━━━ Input records

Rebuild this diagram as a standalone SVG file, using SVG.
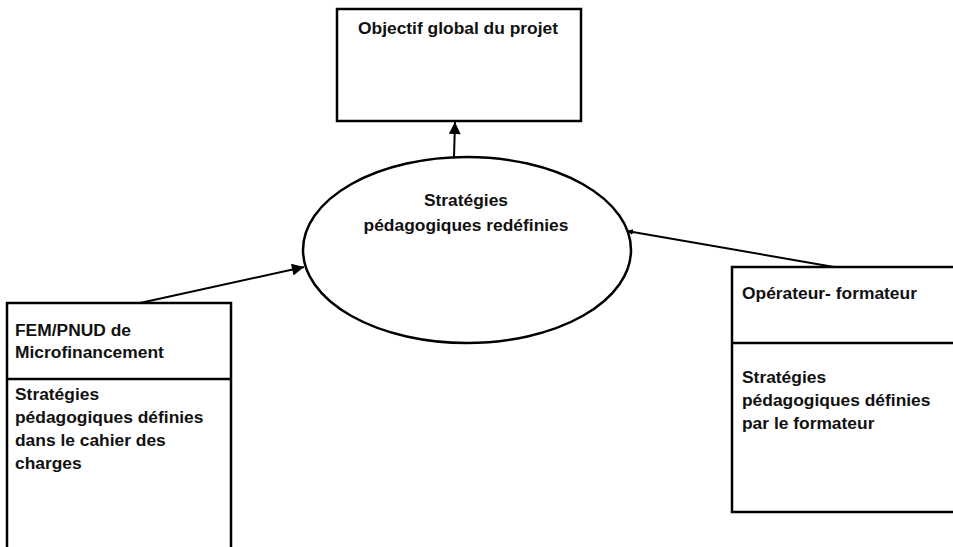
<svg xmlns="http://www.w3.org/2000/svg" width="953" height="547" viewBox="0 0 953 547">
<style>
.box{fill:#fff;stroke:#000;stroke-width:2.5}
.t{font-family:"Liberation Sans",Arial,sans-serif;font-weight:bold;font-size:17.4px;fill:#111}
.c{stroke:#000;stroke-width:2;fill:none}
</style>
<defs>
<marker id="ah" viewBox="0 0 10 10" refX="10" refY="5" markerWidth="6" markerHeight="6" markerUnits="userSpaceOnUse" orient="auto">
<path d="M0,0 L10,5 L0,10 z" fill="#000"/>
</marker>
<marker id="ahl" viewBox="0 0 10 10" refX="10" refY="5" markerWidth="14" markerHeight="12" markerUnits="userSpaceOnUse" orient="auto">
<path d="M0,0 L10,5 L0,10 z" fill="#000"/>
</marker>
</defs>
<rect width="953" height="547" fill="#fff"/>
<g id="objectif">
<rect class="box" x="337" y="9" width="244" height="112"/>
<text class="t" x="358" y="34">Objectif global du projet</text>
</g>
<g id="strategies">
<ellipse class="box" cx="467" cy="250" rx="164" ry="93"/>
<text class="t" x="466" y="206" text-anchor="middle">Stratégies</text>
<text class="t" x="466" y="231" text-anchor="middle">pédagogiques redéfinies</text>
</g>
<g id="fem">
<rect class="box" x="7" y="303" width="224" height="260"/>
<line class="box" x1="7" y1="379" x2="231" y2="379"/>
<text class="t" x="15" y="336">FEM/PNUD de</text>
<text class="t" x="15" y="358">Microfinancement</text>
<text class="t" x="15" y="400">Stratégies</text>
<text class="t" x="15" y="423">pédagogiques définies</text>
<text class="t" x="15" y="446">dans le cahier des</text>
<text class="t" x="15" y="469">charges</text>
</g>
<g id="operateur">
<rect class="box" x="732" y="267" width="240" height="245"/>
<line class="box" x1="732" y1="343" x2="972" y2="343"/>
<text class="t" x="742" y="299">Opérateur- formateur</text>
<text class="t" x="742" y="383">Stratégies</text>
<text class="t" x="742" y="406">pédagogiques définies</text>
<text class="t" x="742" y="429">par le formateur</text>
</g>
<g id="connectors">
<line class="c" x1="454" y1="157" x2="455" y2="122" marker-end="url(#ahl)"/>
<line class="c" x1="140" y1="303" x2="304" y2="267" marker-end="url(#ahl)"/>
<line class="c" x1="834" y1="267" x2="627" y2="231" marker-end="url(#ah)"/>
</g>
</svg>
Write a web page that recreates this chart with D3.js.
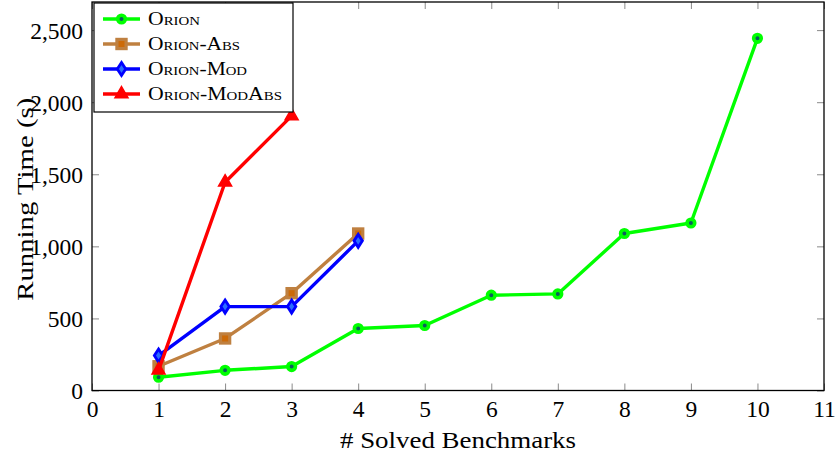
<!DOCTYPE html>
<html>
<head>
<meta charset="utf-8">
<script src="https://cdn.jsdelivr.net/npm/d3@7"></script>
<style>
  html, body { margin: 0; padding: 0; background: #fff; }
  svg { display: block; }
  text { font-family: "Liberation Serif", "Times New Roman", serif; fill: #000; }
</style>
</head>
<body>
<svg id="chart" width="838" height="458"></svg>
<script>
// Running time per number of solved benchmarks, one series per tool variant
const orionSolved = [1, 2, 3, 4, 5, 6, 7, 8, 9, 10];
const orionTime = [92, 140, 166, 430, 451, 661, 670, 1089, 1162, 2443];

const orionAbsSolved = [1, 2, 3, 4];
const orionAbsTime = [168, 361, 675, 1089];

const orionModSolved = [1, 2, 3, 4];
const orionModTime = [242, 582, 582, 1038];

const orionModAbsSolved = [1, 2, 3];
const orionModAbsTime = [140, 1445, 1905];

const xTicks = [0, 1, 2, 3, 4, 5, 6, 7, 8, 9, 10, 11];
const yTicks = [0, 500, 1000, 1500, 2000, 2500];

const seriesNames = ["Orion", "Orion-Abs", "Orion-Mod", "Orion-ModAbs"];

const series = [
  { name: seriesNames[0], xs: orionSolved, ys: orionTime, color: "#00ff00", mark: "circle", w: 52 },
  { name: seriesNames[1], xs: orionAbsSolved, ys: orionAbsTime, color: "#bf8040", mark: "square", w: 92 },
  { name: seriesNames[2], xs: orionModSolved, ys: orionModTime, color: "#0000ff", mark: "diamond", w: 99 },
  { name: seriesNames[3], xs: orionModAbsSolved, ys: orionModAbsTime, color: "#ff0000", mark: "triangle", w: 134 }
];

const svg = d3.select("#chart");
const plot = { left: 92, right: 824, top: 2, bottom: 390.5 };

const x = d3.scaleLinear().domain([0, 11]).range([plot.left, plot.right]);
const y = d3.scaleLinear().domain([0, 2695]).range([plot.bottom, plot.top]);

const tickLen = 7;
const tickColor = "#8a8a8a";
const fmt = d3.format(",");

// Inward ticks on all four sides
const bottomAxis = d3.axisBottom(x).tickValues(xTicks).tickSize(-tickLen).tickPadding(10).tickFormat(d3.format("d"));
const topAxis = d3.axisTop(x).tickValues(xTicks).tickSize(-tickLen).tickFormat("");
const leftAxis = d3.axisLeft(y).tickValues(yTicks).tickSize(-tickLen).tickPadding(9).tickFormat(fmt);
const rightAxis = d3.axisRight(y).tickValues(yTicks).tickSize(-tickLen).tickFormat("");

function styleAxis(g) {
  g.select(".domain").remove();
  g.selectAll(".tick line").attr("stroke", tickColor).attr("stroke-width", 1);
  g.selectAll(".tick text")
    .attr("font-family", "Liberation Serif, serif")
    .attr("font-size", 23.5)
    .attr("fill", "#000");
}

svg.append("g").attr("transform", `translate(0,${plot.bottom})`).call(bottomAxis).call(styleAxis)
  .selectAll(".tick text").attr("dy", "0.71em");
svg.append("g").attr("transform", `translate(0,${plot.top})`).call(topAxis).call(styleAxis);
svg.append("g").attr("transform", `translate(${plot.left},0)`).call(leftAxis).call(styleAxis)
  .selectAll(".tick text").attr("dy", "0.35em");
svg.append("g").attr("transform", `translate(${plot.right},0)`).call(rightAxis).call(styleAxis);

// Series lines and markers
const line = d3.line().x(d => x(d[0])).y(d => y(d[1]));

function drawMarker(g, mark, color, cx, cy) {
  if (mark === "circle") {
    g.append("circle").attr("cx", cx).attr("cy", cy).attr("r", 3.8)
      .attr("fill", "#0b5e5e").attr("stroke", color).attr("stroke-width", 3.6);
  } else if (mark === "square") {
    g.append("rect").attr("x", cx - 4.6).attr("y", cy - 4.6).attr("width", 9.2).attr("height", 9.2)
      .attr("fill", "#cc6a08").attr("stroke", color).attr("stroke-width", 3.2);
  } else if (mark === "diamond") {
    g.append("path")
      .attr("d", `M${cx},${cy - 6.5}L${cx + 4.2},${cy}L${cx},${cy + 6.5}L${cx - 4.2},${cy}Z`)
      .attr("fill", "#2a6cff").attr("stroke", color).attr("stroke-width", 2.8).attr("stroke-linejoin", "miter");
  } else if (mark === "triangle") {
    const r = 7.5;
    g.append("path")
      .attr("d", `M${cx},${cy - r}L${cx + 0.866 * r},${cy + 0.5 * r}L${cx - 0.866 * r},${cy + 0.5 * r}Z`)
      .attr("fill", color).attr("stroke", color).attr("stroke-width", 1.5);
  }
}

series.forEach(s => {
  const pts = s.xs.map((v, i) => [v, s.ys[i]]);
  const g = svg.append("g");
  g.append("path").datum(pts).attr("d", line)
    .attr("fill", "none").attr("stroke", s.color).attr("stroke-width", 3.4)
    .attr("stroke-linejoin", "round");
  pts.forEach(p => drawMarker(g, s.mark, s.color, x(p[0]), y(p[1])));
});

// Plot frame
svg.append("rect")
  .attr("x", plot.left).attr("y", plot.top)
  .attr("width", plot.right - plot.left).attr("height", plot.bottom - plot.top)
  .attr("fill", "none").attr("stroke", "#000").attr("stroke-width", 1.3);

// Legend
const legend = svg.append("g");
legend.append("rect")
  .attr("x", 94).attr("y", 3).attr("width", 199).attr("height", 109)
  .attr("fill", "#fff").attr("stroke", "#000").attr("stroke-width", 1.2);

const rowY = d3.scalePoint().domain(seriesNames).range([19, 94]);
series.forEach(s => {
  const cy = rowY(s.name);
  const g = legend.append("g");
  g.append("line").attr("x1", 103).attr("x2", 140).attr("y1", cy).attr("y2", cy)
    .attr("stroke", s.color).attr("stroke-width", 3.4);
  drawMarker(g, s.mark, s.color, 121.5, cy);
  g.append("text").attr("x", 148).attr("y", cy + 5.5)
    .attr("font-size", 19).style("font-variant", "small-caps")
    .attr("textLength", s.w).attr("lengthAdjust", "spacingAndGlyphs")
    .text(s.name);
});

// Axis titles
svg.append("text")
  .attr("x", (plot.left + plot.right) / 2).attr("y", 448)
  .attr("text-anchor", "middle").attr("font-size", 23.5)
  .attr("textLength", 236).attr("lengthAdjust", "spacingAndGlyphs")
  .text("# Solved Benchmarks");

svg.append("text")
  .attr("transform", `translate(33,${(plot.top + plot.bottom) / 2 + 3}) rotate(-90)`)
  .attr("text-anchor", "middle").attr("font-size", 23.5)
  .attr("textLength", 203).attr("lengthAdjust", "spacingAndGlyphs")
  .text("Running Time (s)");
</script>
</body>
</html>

━━━━━━
━━━ Input records

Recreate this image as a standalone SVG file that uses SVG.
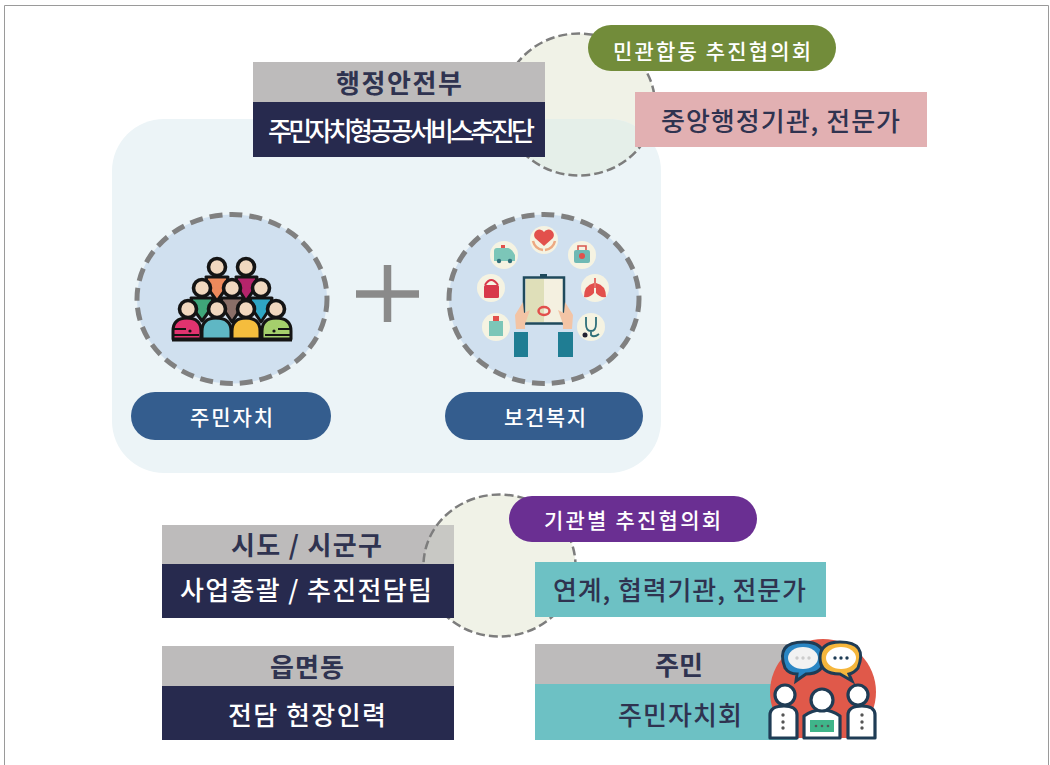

━━━━━━
━━━ Input records

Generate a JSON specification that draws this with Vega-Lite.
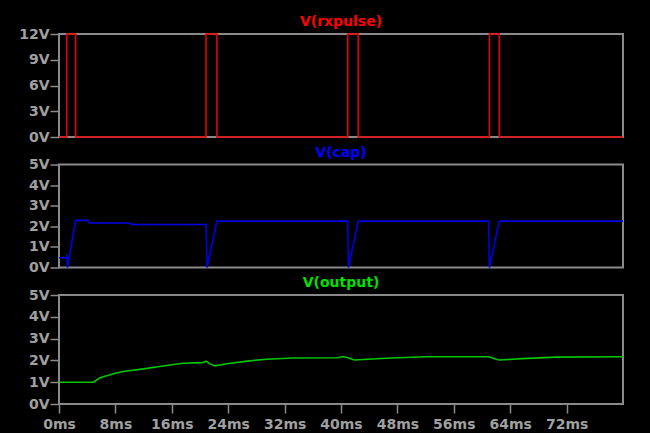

━━━━━━

Among the entries above, take the lines from the one with "Write a web" through the one with "1089, 1162, 2443];" and retype them exactly, leaving out the pictures.

■ **Solution to the problem**
Write a web page that recreates this chart with D3.js.
<!DOCTYPE html>
<html>
<head>
<meta charset="utf-8">
<script src="https://cdn.jsdelivr.net/npm/d3@7"></script>
<style>
  html, body { margin: 0; padding: 0; background: #fff; }
  svg { display: block; }
  text { font-family: "Liberation Serif", "Times New Roman", serif; fill: #000; }
</style>
</head>
<body>
<svg id="chart" width="838" height="458"></svg>
<script>
// Running time per number of solved benchmarks, one series per tool variant
const orionSolved = [1, 2, 3, 4, 5, 6, 7, 8, 9, 10];
const orionTime = [92, 140, 166, 430, 451, 661, 670, 1089, 1162, 2443];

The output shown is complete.